HELENA – Republicans see a golden opportunity to retake a governor’s mansion after nearly eight years of living under the shadow of Brian Schweitzer — but first the party has to pick a nominee from a crowded and increasingly contentious primary battle.
Former congressman Rick Hill, considered by many in the party to be the front-runner for the nomination heading into Tuesday’s primary, is being targeted by the other candidates. At the same time, the candidates are getting into a war with increasingly large job creation promises as they each tout economic plans based on fewer regulations and less taxes.

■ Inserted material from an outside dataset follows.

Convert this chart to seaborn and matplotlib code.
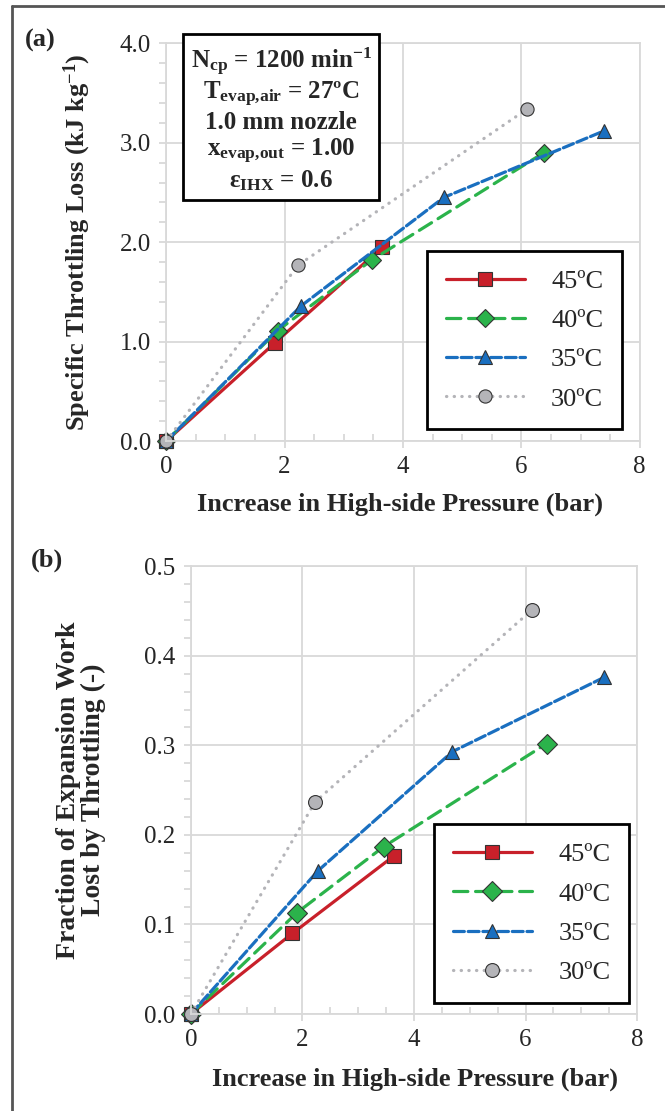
import pandas as pd
import matplotlib.pyplot as plt
import numpy as np
import seaborn as sns
from matplotlib.lines import Line2D
from matplotlib.ticker import MultipleLocator, FormatStrFormatter

# ---- data ----
labels = ["45ºC", "40ºC", "35ºC", "30ºC"]

dp_45 = [0, 1.84, 3.65]
dp_40 = [0, 1.88, 3.47, 6.38]
dp_35 = [0, 2.28, 4.69, 7.40]
dp_30 = [0, 2.23, 6.10]

loss_45 = [0, 0.99, 1.95]
loss_40 = [0, 1.11, 1.82, 2.90]
loss_35 = [0, 1.36, 2.45, 3.12]
loss_30 = [0, 1.77, 3.34]

dp_b_45 = [0, 1.82, 3.65]
dp_b_40 = [0, 1.90, 3.46, 6.38]
dp_b_35 = [0, 2.28, 4.69, 7.41]
dp_b_30 = [0, 2.23, 6.11]

frac_45 = [0, 0.090, 0.177]
frac_40 = [0, 0.113, 0.187, 0.302]
frac_35 = [0, 0.160, 0.293, 0.376]
frac_30 = [0, 0.237, 0.451]

conditions = ["N$_{cp}$ = 1200 min$^{-1}$", "T$_{evap{,}air}$ = 27ºC",
              "1.0 mm nozzle", "x$_{evap{,}out}$ = 1.00", "ε$_{IHX}$ = 0.6"]


def make_df(xs, ys):
    rows = []
    for lab, x, y in zip(labels, xs, ys):
        for xi, yi in zip(x, y):
            rows.append({"Temp": lab, "dP": xi, "val": yi})
    return pd.DataFrame(rows)


df_a = make_df([dp_45, dp_40, dp_35, dp_30], [loss_45, loss_40, loss_35, loss_30])
df_b = make_df([dp_b_45, dp_b_40, dp_b_35, dp_b_30], [frac_45, frac_40, frac_35, frac_30])

sns.set_style("white")
plt.rcParams['font.family'] = ['Liberation Serif', 'DejaVu Serif']
plt.rcParams['mathtext.fontset'] = 'custom'
plt.rcParams['mathtext.rm'] = 'Liberation Serif'
plt.rcParams['mathtext.bf'] = 'Liberation Serif:bold'
plt.rcParams['mathtext.default'] = 'bf'

palette = {"45ºC": "#c8202a", "40ºC": "#2bb34b", "35ºC": "#1a6fc0", "30ºC": "#b4b4b8"}
markers = {"45ºC": "s", "40ºC": "D", "35ºC": "^", "30ºC": "o"}
dashes = {"45ºC": "", "40ºC": (4.5, 2.4), "35ºC": (3.4, 1.2), "30ºC": (0.1, 2.3)}
grid_c = "#d9d9d9"

fig = plt.figure(figsize=(6.65, 11.11), dpi=100)
ax_a = fig.add_axes([0.250, 0.603, 0.712, 0.358])
ax_b = fig.add_axes([0.287, 0.0873, 0.671, 0.403])

for ax, df, ms in [(ax_a, df_a, 9.5), (ax_b, df_b, 10)]:
    sns.lineplot(data=df, x="dP", y="val", hue="Temp", style="Temp",
                 hue_order=labels, style_order=labels, palette=palette,
                 markers=markers, dashes=dashes, sort=False, ax=ax,
                 lw=2.3, markersize=ms, markeredgecolor="#333333",
                 markeredgewidth=0.8, dash_capstyle="round", clip_on=False)
    ax.set_xlim(0, 8)
    ax.xaxis.set_major_locator(MultipleLocator(2))
    ax.xaxis.set_minor_locator(MultipleLocator(0.5))
    ax.grid(True, which="major", color=grid_c, lw=1.3)
    ax.set_axisbelow(True)
    for s in ax.spines.values():
        s.set_color(grid_c)
        s.set_linewidth(1.3)
    ax.tick_params(which="major", axis="both", length=5, color=grid_c, width=1.3,
                   labelsize=18, pad=6)
    ax.tick_params(which="minor", axis="x", direction="in", length=5, color=grid_c, width=1.3)
    ax.tick_params(which="minor", axis="y", direction="out", length=5, color=grid_c, width=1.3)
    ax.tick_params(which="both", bottom=True, left=True)
    ax.set_xlabel("Increase in High-side Pressure (bar)", fontsize=19, fontweight="bold")

    handles, labs = ax.get_legend_handles_labels()
    ax.legend(handles, labs, fontsize=19, frameon=True, fancybox=False,
              edgecolor="black", framealpha=1, handlelength=3.0,
              handletextpad=1.0, labelspacing=0.6, borderpad=0.7,
              borderaxespad=0, loc="lower right",
              bbox_to_anchor=(0.962, 0.03) if ax is ax_a else (0.982, 0.025))
    ax.get_legend().get_frame().set_linewidth(2)

ax_a.set_ylim(0, 4)
ax_a.yaxis.set_major_locator(MultipleLocator(1))
ax_a.yaxis.set_minor_locator(MultipleLocator(0.2))
ax_a.yaxis.set_major_formatter(FormatStrFormatter("%.1f"))
ax_a.set_ylabel("Specific Throttling Loss (kJ kg$^{-1}$)", fontsize=19, fontweight="bold")
ax_a.yaxis.set_label_coords(-0.155, 0.5)
ax_a.xaxis.set_label_coords(0.494, -0.13)
ax_a.xaxis.label.set_va("top")

ax_b.set_ylim(0, 0.5)
ax_b.yaxis.set_major_locator(MultipleLocator(0.1))
ax_b.yaxis.set_minor_locator(MultipleLocator(0.02))
ax_b.yaxis.set_major_formatter(FormatStrFormatter("%.1f"))
ax_b.set_ylabel("Fraction of Expansion Work\nLost by Throttling (-)", fontsize=20,
                fontweight="bold", linespacing=1.0)
ax_b.yaxis.set_label_coords(-0.19, 0.5)
ax_b.xaxis.set_label_coords(0.502, -0.12)
ax_b.xaxis.label.set_va("top")

# conditions box
ax_a.text(0.243, 0.995, "\n".join(conditions), transform=ax_a.transAxes,
          ha="center", va="top", multialignment="center", fontsize=18,
          fontweight="bold", linespacing=1.12, zorder=10,
          bbox=dict(boxstyle="square,pad=0.3", fc="white", ec="black", lw=2))

# panel labels
fig.text(40 / 665, 1 - 40 / 1111, "(a)", fontsize=19, fontweight="bold", ha="center", va="center")
fig.text(47 / 665, 1 - 560 / 1111, "(b)", fontsize=19, fontweight="bold", ha="center", va="center")

# outer frame (left and top)
fig.add_artist(Line2D([12 / 665, 12 / 665], [0, 1 - 6 / 1111], color="#555555", lw=2))
fig.add_artist(Line2D([12 / 665, 1], [1 - 6 / 1111, 1 - 6 / 1111], color="#555555", lw=2))

fig.savefig("out.png", dpi=100)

Attacks on the perceived front-runner threatened to derail Hill from his familiar GOP message of less government regulation and fewer legal barriers to business development.

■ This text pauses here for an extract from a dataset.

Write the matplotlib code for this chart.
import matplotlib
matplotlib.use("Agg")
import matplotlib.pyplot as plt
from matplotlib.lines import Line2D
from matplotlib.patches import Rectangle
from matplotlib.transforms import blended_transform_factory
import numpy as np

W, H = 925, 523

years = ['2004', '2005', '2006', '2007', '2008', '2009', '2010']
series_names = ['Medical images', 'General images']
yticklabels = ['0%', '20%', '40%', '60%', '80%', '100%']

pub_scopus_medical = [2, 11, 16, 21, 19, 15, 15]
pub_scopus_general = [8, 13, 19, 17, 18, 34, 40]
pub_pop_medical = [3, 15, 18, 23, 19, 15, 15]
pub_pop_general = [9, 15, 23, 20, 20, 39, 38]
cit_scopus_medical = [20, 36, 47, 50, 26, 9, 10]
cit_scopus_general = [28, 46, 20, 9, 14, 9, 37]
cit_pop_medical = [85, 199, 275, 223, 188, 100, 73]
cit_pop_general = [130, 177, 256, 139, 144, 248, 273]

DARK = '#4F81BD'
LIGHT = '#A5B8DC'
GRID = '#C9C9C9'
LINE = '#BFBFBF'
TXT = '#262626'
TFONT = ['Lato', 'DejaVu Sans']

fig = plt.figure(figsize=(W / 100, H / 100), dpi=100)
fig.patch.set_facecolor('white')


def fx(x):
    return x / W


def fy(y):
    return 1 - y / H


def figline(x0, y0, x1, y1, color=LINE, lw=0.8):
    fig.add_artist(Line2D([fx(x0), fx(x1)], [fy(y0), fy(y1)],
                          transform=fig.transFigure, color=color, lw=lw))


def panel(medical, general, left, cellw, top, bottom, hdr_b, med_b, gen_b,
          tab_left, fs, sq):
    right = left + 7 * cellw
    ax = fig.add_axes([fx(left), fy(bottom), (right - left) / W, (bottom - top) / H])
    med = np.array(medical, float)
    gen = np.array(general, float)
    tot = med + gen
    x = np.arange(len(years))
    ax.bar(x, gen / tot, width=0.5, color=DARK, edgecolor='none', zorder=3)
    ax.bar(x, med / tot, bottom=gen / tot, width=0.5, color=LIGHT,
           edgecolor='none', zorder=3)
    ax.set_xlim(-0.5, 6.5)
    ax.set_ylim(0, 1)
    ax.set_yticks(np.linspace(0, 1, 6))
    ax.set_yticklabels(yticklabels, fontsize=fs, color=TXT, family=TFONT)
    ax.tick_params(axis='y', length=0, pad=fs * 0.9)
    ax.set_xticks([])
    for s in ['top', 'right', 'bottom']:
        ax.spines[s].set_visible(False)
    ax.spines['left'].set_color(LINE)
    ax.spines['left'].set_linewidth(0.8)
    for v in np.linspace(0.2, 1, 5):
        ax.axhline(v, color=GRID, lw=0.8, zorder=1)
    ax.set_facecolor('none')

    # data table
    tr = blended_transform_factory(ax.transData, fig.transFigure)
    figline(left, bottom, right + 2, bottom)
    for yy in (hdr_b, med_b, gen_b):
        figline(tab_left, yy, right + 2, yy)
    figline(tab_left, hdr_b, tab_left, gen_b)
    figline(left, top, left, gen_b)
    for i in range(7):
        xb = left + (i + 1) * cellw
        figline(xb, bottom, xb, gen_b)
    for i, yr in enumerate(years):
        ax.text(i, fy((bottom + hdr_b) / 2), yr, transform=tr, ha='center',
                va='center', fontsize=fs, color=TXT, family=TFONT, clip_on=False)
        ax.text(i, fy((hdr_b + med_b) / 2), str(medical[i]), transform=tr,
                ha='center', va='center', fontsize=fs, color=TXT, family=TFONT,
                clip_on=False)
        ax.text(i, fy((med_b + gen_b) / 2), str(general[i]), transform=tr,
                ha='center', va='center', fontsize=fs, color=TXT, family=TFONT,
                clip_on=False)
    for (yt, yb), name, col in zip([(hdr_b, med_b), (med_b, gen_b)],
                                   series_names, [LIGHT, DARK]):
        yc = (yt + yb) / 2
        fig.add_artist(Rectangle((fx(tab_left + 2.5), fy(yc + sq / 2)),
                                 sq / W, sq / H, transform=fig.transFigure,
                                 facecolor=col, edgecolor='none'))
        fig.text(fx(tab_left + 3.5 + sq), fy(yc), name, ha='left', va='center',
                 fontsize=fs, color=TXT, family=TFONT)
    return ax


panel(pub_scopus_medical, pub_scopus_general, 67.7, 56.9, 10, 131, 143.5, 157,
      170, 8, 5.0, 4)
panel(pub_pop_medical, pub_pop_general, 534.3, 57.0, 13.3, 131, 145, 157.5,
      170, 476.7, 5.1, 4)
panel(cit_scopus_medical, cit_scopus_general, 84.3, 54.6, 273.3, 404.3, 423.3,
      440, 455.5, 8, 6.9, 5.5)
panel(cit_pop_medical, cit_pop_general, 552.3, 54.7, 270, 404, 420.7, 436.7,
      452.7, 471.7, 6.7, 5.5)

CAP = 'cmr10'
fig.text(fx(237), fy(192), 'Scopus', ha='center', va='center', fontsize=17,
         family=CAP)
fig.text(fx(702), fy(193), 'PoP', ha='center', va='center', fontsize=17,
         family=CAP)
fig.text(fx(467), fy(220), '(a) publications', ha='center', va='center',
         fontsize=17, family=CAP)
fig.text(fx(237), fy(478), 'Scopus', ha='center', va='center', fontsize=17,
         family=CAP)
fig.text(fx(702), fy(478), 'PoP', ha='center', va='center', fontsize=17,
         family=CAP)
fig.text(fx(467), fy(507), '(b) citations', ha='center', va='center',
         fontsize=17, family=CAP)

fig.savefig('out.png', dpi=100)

Former state Sen. Corey Stapleton wrapped up the campaign aggressively going after Hill, arguing that the former congressman has picked up too much “baggage” over the years to be able to beat presumptive Democratic nominee and current attorney general Steve Bullock. Stapleton has been airing a hard-hitting television advertisement — mostly paid out of his own pocket — that paints Hill as a former insurance industry executive sympathetic to “Obamacare” and who once advocated for a tax increase.

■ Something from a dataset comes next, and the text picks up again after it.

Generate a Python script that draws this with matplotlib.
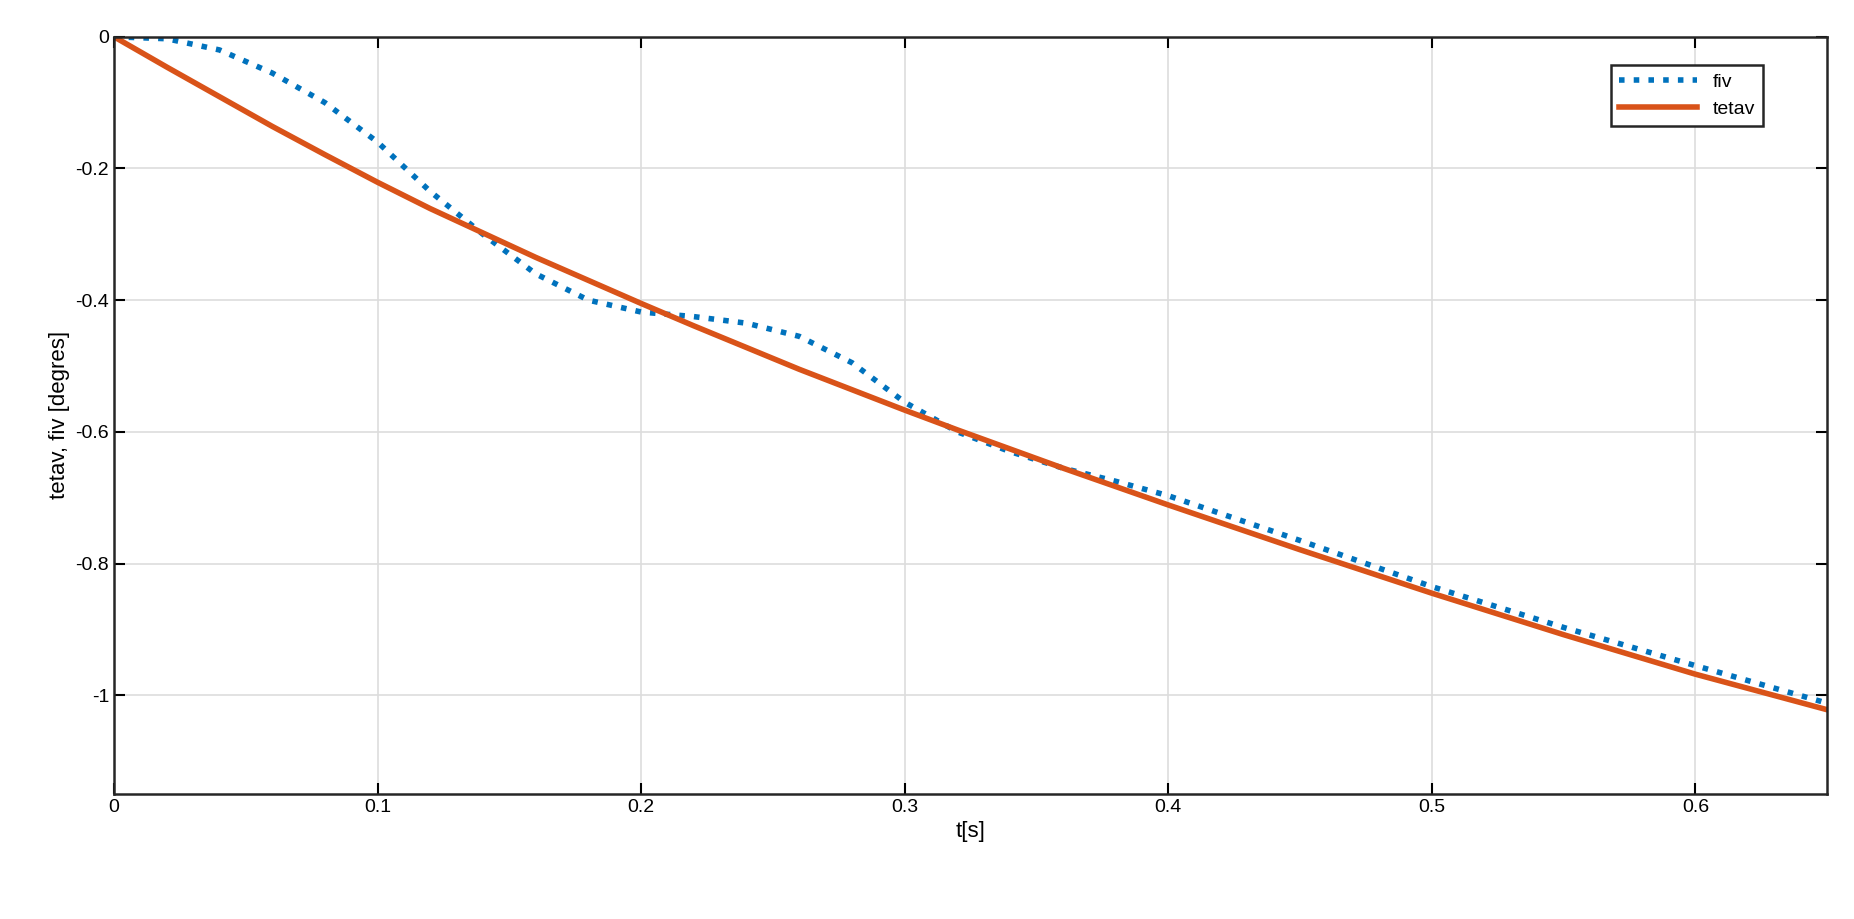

Hill is denouncing the ad as a “desperate” move by a losing candidate to gain traction. Still, the attack forced Hill had to dip into his own coffers and air his own advertisement to defend core GOP attributes at a very late time in the election — and at a time Hill would clearly rather talk about other issues.
“Rick Hill is a strong conservative. He’s never voted for a tax increase. And always opposed Obamacare,” the ad said.
Meanwhile, Bullock has been coasting toward his party’s nomination and stockpiling a much larger war chest for the general election battle.
Hill, in an interview, said he is enjoying himself despite the rough back-and-forth.
“This has really been a fun campaign. The people I am running against are interesting people. We all get along well, and it has been really enjoyable,” Hill said. “I have really had a good campaign.”
Hill said he believes he has been able to stick with his core message of more jobs — a theme of nearly every candidate for office this cycle. The 66-year-old Republican, who left his House seat before the 2000 election due to an eyesight issue he now says is corrected, is promising 30,000 to 40,000 jobs created in the state during his first term.
“Now only do we want to produce more jobs, we want to produce jobs that pay well,” Hill said.
Even though Republican-led legislators have been watering down Montana environmental laws since the 1990s, each time with the promise that it would lead to more natural resource development, Hill said his plan will go further with the administrative rule-making process. He said the job creation can be done without seeking a change in the state’s constitutional environmental protections or without any changes in federal land management policies.
With stiff competition, Hill has never put the race away in the minds of donors or Republican party faithful.
Stapleton has been telling primary voters he has the better profile to beat Bullock in a tough matchup, and courting many of the same Main Street Republicans as Hill. And that is the point of his attack ad, he says, pointing out to Republicans the “baggage” on Hill that Democrats certainly will roll out during the general election.
“It is time for new leadership in our party,” said Stapleton, a 43-year-old Billings investment adviser. “It is the new generation that has a passion around the issues, the debt and the financial issues. We are the ones we are really confronting the biggest issues.”
Stapleton’s economic plan is based upon a statewide 95-mil property tax reduction. He wrote last year that he thinks it will produce 18,000 jobs in the state over a four-year term. Hill, whose plane is more centered on unrolling regulations, doubled Stapleton’s promise.
Then earlier this month Neil Livingstone, a former Washington D.C. security consultant and television commentator, said he could create as many as 100,000 jobs with his plan. Livingstone is the only other candidate airing a significant statewide television campaign to woo GOP voters who are still getting to know the candidates.
Ken Miller, a former state senator from Laurel, has been making inroads into the tea party and social conservative crowd and seeking to reach voters with an aggressive yard sign campaign — but without a TV push.
He wrapped up the week leading into the primary by campaigning at “freedom rallies” with tea party favorite Sharon Angle of Nevada at his side.
Others in the race that have so far failed to garner as much attention, or collected as much money to get out a message, are anti-wolf activist Bob Fanning of Pray and Former Department of Transportation Director Jim Lynch. Choteau County commissioner James O’Hara has not raised much money, but has based his campaign around a unique effort to put hand-painted campaign signs in each county that portray the local courthouse.